The the fact that he creates this “extended communion” in the deserts of Arizona makes his experiment enviable at times and an inspiration otherwise.

“But when the summer rains poured it on again so hard that I couldn’t keep up with my own backyard production of jalapenos, guajillas, serranos, and pastilla chiles, I wondered why so many people with yards, balconies, and windowsills, still purchased herbs and spices. My garden beds were burgeoning with Mexican oregano, epazote, basil, chives and mints. Even if you were a lousy gardener in the borderlands, you could always find nearby a wide range of oreganos and chiles, lavenders and mustards. “

But Dr Nabhan’s “foodshed” includes more than just herbs. He writes about growing heirloom vegetables, beans, peaches (“Within seconds of leaving the mother tree, the peach was in my mouth, and it was becoming part of my body.“), raising turkeys, eating cactus and sometimes even eating roadkills (the rattle snake part is a bit hard to digest even visually). Basically, embracing everything the desert land offers and used to offer in abundance years ago.

In his pursuit of native foods, Dr Nabhan also builds a community of people who are connected by food. I realised that even when we try and buy produce from a local farmer, or any food prepared locally, we never try to establish that connection over food. Talk to the farmer about the vegetables or fruits?  Talk to the person making a traditional snack about how its purpose has changed over the years? Get some insight about the source? If you tell me all this sounds way too idealistic for the world we live in, then all I can say is that what is the harm in trying? It is just another conversation. Never know what it can lead to.

This book is about how we are connected with our land, the food that grows on it, and people who… Click To Tweet

Published in 2002, Coming Home To Eat is relevant even today as we are trying to understand what eating local really means. This book is not a compilation of gardening tips. Nor will you find details of how eating local may impact your health (although the author briefly mentions that his HDL/LDL ratio did improve in the Epilogue of the book). This book is about how we are connected with our land, the food that grows on it, and the others who share this food with us.
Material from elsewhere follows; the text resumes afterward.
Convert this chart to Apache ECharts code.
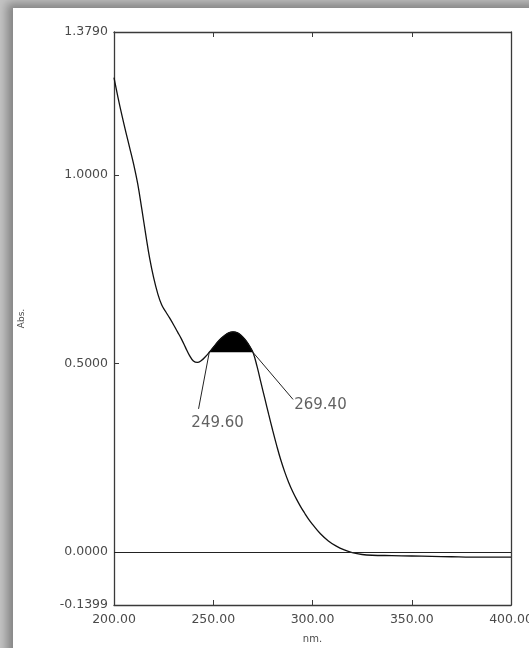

Philosophical as it may sound, it is surprising to know that we have forgotten our involvement in this food cycle, and we only think about our carts and our plates.

“I continue on, adding to my dooryard garden, harvesting what I can from the wildlands around my home, raising minor breeds of turkeys and planting native seeds. The percentage of food that I get from local sources will no doubt vary over time, but I’m sure it will never return to the abysmally low proportion it was before I began my modest experiment. I cannot go back to ignoring where I am situated in the food chain, that cascade of energy that can be shunted in the direction of regeneration or in the other direction, toward desolation row.”